修行のように健康だけを考え、他者も許せなくなってしまい自分が狭くなっていく経験をしたこともある私としては、ロルフィングの考え方に救われました。今の私にとって大事なことは、自分の体がどのような状況であろうと、「大丈夫である」とポジティブに考え、周りの情報を鵜呑みにせず、自分の体に目を向けることです。私は、ロルフィングで、自分の身体の重さを感じたり、力を抜いたりして、自分の体に意識をむけ観察することにより、体をいたわる慈しむことを学びました。不健康な生活ほど欲求が満たされることも知っています。でも不健康な生活を続けるためには体や心が元気であり続ける必要があることも助言しておきます。数値化できない、小さく見える良質な経験や正しい感覚を積み重なることで、年齢を重ねていくうちに大きな意味につながっていくのです。

病気や身体が動かなかったり、痛みがあることは不安で辛いことですが、心が負けないようにポジティブに思いやりや日々の小さな幸せを感じながら生きるのが良いのではないでしょうか。体を健康体に治すという気持ちにだけ集中すると、完璧に戻るまでに納得ができなくなります。

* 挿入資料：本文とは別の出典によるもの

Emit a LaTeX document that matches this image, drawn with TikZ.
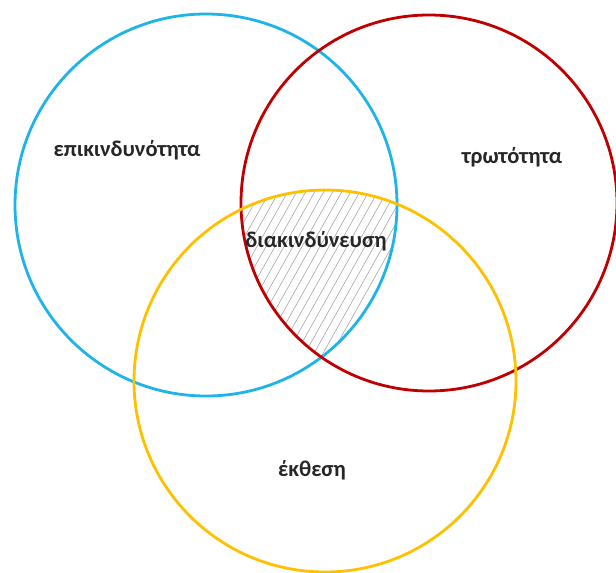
\documentclass[tikz,border=0pt]{standalone}
\usepackage{fontspec}
\setmainfont{Carlito}
\definecolor{cblue}{HTML}{1FB4E8}
\definecolor{cred}{HTML}{C00000}
\definecolor{cyellow}{HTML}{FFC000}
\begin{document}
\begin{tikzpicture}[x=1pt,y=-1pt,
  ring/.style={line width=2.8pt},
  lbl/.style={font=\bfseries\fontsize{22.5}{26}\selectfont, text=black!85, inner sep=0pt},
  hatchline/.style={gray!70, line width=0.6pt}]
\useasboundingbox (0,0) rectangle (616,573);
\coordinate (cb) at (206,205);
\coordinate (cr) at (429,203);
\coordinate (cy) at (325,381);
% hatched triple intersection
\begin{scope}
  \clip (cb) circle (191);
  \clip (cr) circle (188);
  \clip (cy) circle (191);
  \foreach \i in {-30,...,40}
    \draw[hatchline] (200+\i*9,380) -- ++(118,-210);
\end{scope}
\node[draw=cblue, ring, circle, minimum size=382pt] (blue) at (cb) {};
\node[draw=cred, ring, circle, minimum size=376pt] (red) at (cr) {};
\node[draw=cyellow, ring, circle, minimum size=382pt] (yellow) at (cy) {};
\node[lbl] (t1) at (127,150) {επικινδυνότητα};
\node[lbl] (t2) at (512,157) {τρωτότητα};
\node[lbl] (t3) at (316,241) {διακινδύνευση};
\node[lbl] (t4) at (312,470) {έκθεση};
\end{tikzpicture}
\end{document}
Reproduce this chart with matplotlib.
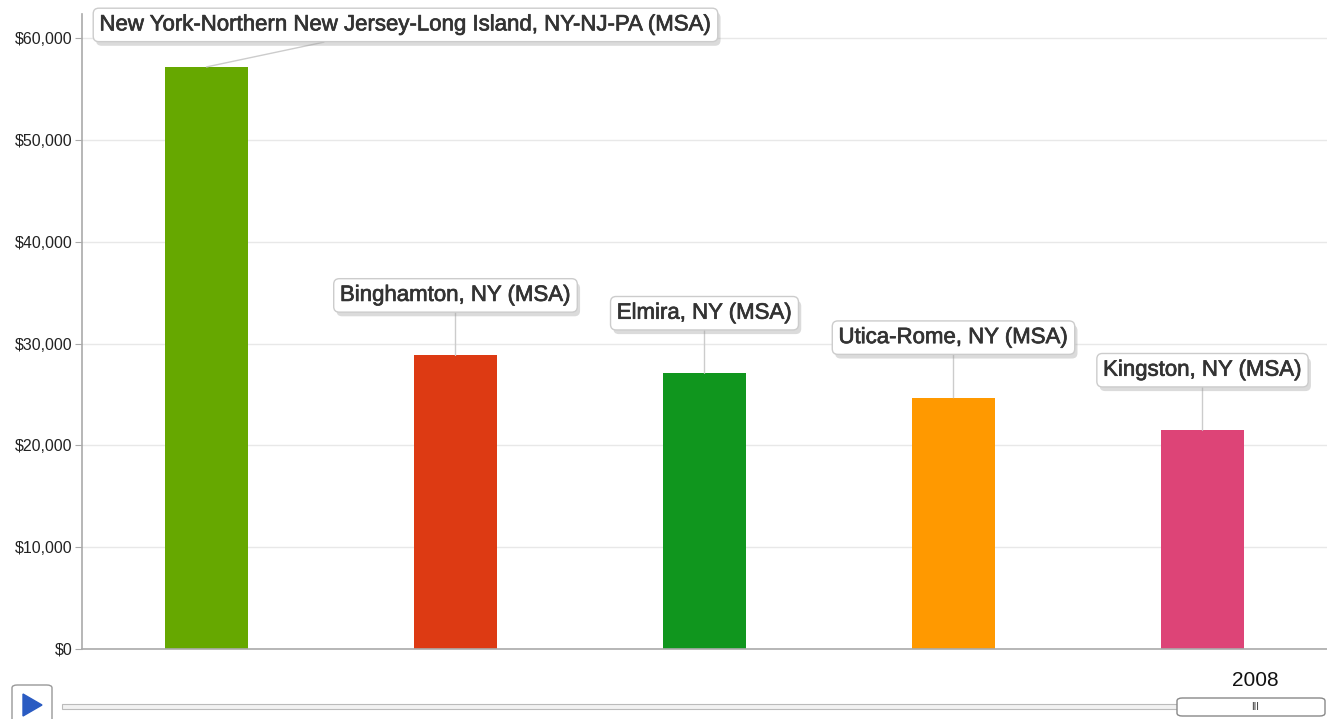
import matplotlib
matplotlib.use("Agg")
import matplotlib.pyplot as plt
from matplotlib.patches import FancyBboxPatch, Polygon, Rectangle
import matplotlib.patheffects as pe

categories = ["New York-Northern New Jersey-Long Island, NY-NJ-PA (MSA)",
              "Binghamton, NY (MSA)", "Elmira, NY (MSA)",
              "Utica-Rome, NY (MSA)", "Kingston, NY (MSA)"]
values = [57200, 28850, 27100, 24700, 21500]
colors = ["#66a800", "#dd3a13", "#10961e", "#ff9900", "#dd4477"]
yticks = [0, 10000, 20000, 30000, 40000, 50000, 60000]
ytick_labels = ["$0", "$10,000", "$20,000", "$30,000", "$40,000", "$50,000", "$60,000"]
year_label = "2008"

W, H = 1327, 719
fig = plt.figure(figsize=(W / 100, H / 100), dpi=100)
plt.rcParams['font.family'] = ['Liberation Sans', 'DejaVu Sans']

def fx(x):
    return x / W

def fy(y):
    return 1 - y / H

ax_left, ax_right, ax_top, ax_bottom = 82, 1327, 14, 649
ax = fig.add_axes([fx(ax_left), fy(ax_bottom), (ax_right - ax_left) / W, (ax_bottom - ax_top) / H])

xs = list(range(len(categories)))
ax.bar(xs, values, width=0.33, color=colors, zorder=2)
ax.set_xlim(-0.5, len(categories) - 0.5)
ax.set_ylim(0, 62400)
ax.set_yticks(yticks)
ax.set_yticklabels(ytick_labels, fontsize=11.5, color="#222222")
ax.set_xticks([])
ax.grid(axis="y", color="#e8e8e8", lw=1, zorder=0)
for s in ["top", "right"]:
    ax.spines[s].set_visible(False)
for s in ["left", "bottom"]:
    ax.spines[s].set_color("#aaaaaa")
    ax.spines[s].set_linewidth(1.2)
ax.tick_params(axis="y", length=5, color="#aaaaaa", pad=2)

offsets = [(199, 42), (0, 60), (0, 60), (0, 60), (0, 60)]
for x, v, lab, off in zip(xs, values, categories, offsets):
    t = ax.annotate(lab, xy=(x, v), xytext=off, textcoords="offset pixels",
                    ha="center", va="center", fontsize=16, color="#333333",
                    bbox=dict(boxstyle="round,pad=0.28,rounding_size=0.25",
                              fc="white", ec="#cccccc", lw=1),
                    arrowprops=dict(arrowstyle="-", color="#cccccc", lw=1,
                                    shrinkA=0, shrinkB=0),
                    zorder=5, annotation_clip=False)
    t.set_path_effects([pe.Stroke(linewidth=0.5, foreground="#333333"), pe.Normal()])
    t.get_bbox_patch().set_path_effects([
        pe.SimplePatchShadow(offset=(2, -3), shadow_rgbFace="#999999", alpha=0.35),
        pe.Normal()])

# Bottom controls
btn = FancyBboxPatch((fx(12), fy(722)), (52 - 12) / W, (722 - 685) / H,
                     boxstyle="round,pad=0,rounding_size=0.004",
                     transform=fig.transFigure, fc="white", ec="#999999", lw=1)
fig.add_artist(btn)
tri = Polygon([[fx(23), fy(694)], [fx(23), fy(716)], [fx(42), fy(705)]],
              closed=True, transform=fig.transFigure, fc="#2a5bc2", ec="#2a5bc2")
fig.add_artist(tri)
line = Rectangle((fx(62), fy(709)), (1178 - 62) / W, 5 / H, transform=fig.transFigure,
                 fc="#f2f2f2", ec="#bbbbbb", lw=0.8)
fig.add_artist(line)
handle = FancyBboxPatch((fx(1177), fy(716)), (1325 - 1177) / W, (716 - 698) / H,
                        boxstyle="round,pad=0,rounding_size=0.004",
                        transform=fig.transFigure, fc="white", ec="#888888", lw=1)
fig.add_artist(handle)
fig.text(fx(1255), fy(707), "III", ha="center", va="center", fontsize=7, color="#333333")
fig.text(fx(1255), fy(680), year_label, ha="center", va="center", fontsize=15, color="#111111")

fig.savefig("out.png", dpi=100)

お金をかけて、高い治療を受け、健康になる努力をしても、家族や周りとの間に愛や理解がなかったりするのは悲しいことです。そういう意味で、ロルフィングを受けるのも、治してもらうという受動的態度で常にいるのではなく、自分の一番大事なものは何かをはっきりさせ、自分がそこから何が学べるかというのをよく考えながら、受けていただけるのがいいのではないでしょうか。